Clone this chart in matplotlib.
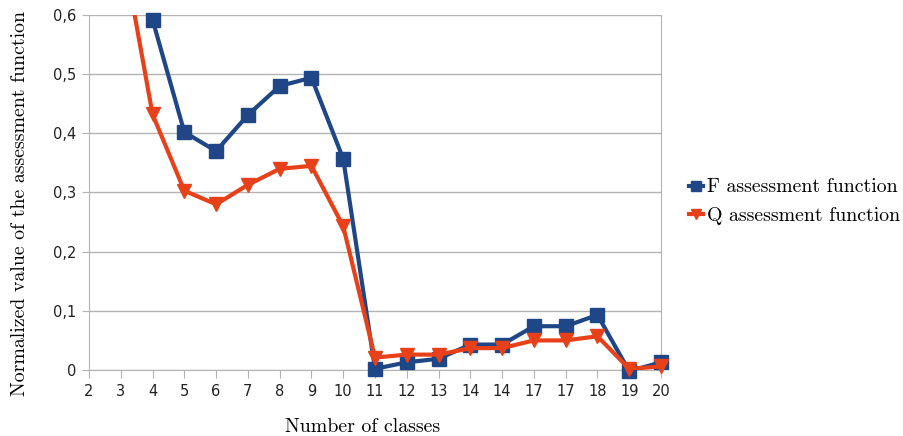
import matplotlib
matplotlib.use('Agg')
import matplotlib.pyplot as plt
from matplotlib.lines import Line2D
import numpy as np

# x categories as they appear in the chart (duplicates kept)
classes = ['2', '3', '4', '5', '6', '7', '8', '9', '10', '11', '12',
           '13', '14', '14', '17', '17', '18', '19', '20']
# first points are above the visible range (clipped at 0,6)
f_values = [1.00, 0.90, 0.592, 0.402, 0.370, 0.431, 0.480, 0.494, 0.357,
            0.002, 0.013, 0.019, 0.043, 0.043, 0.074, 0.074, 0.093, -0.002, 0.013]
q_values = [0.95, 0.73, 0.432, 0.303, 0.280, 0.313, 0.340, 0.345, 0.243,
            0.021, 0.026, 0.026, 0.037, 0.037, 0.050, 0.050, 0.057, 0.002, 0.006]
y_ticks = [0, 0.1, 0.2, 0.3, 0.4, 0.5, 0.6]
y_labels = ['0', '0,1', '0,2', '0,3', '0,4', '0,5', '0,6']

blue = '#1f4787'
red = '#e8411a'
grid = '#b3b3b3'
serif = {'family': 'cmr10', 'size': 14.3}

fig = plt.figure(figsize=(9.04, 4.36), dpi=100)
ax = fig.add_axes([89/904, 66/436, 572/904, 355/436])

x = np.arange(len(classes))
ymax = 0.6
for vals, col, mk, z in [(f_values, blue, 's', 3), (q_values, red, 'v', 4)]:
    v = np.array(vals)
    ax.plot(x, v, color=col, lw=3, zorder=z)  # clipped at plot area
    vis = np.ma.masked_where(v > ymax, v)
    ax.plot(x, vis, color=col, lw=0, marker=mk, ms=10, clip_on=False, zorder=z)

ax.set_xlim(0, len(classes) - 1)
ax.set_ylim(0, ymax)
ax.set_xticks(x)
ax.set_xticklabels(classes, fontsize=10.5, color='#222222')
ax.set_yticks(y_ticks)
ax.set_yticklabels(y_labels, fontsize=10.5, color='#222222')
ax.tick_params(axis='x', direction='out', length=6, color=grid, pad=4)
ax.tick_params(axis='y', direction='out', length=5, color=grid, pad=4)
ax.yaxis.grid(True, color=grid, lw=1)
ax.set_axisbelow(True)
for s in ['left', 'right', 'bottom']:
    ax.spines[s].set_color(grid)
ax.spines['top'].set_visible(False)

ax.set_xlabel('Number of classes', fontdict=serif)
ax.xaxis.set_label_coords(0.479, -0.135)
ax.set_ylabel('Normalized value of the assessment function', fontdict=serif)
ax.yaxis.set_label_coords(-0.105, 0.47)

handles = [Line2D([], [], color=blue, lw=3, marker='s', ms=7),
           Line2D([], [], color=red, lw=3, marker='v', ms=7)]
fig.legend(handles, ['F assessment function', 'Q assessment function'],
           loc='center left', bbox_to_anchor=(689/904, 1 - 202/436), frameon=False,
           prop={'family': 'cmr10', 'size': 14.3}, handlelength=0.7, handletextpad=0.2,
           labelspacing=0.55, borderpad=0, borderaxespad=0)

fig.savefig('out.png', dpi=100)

EXERCISE
Without the pictures, retype the whole of the material above exactly.

EXERCISE SOLUTION
Clone this chart in matplotlib.
import matplotlib
matplotlib.use('Agg')
import matplotlib.pyplot as plt
from matplotlib.lines import Line2D
import numpy as np

# x categories as they appear in the chart (duplicates kept)
classes = ['2', '3', '4', '5', '6', '7', '8', '9', '10', '11', '12',
           '13', '14', '14', '17', '17', '18', '19', '20']
# first points are above the visible range (clipped at 0,6)
f_values = [1.00, 0.90, 0.592, 0.402, 0.370, 0.431, 0.480, 0.494, 0.357,
            0.002, 0.013, 0.019, 0.043, 0.043, 0.074, 0.074, 0.093, -0.002, 0.013]
q_values = [0.95, 0.73, 0.432, 0.303, 0.280, 0.313, 0.340, 0.345, 0.243,
            0.021, 0.026, 0.026, 0.037, 0.037, 0.050, 0.050, 0.057, 0.002, 0.006]
y_ticks = [0, 0.1, 0.2, 0.3, 0.4, 0.5, 0.6]
y_labels = ['0', '0,1', '0,2', '0,3', '0,4', '0,5', '0,6']

blue = '#1f4787'
red = '#e8411a'
grid = '#b3b3b3'
serif = {'family': 'cmr10', 'size': 14.3}

fig = plt.figure(figsize=(9.04, 4.36), dpi=100)
ax = fig.add_axes([89/904, 66/436, 572/904, 355/436])

x = np.arange(len(classes))
ymax = 0.6
for vals, col, mk, z in [(f_values, blue, 's', 3), (q_values, red, 'v', 4)]:
    v = np.array(vals)
    ax.plot(x, v, color=col, lw=3, zorder=z)  # clipped at plot area
    vis = np.ma.masked_where(v > ymax, v)
    ax.plot(x, vis, color=col, lw=0, marker=mk, ms=10, clip_on=False, zorder=z)

ax.set_xlim(0, len(classes) - 1)
ax.set_ylim(0, ymax)
ax.set_xticks(x)
ax.set_xticklabels(classes, fontsize=10.5, color='#222222')
ax.set_yticks(y_ticks)
ax.set_yticklabels(y_labels, fontsize=10.5, color='#222222')
ax.tick_params(axis='x', direction='out', length=6, color=grid, pad=4)
ax.tick_params(axis='y', direction='out', length=5, color=grid, pad=4)
ax.yaxis.grid(True, color=grid, lw=1)
ax.set_axisbelow(True)
for s in ['left', 'right', 'bottom']:
    ax.spines[s].set_color(grid)
ax.spines['top'].set_visible(False)

ax.set_xlabel('Number of classes', fontdict=serif)
ax.xaxis.set_label_coords(0.479, -0.135)
ax.set_ylabel('Normalized value of the assessment function', fontdict=serif)
ax.yaxis.set_label_coords(-0.105, 0.47)

handles = [Line2D([], [], color=blue, lw=3, marker='s', ms=7),
           Line2D([], [], color=red, lw=3, marker='v', ms=7)]
fig.legend(handles, ['F assessment function', 'Q assessment function'],
           loc='center left', bbox_to_anchor=(689/904, 1 - 202/436), frameon=False,
           prop={'family': 'cmr10', 'size': 14.3}, handlelength=0.7, handletextpad=0.2,
           labelspacing=0.55, borderpad=0, borderaxespad=0)

fig.savefig('out.png', dpi=100)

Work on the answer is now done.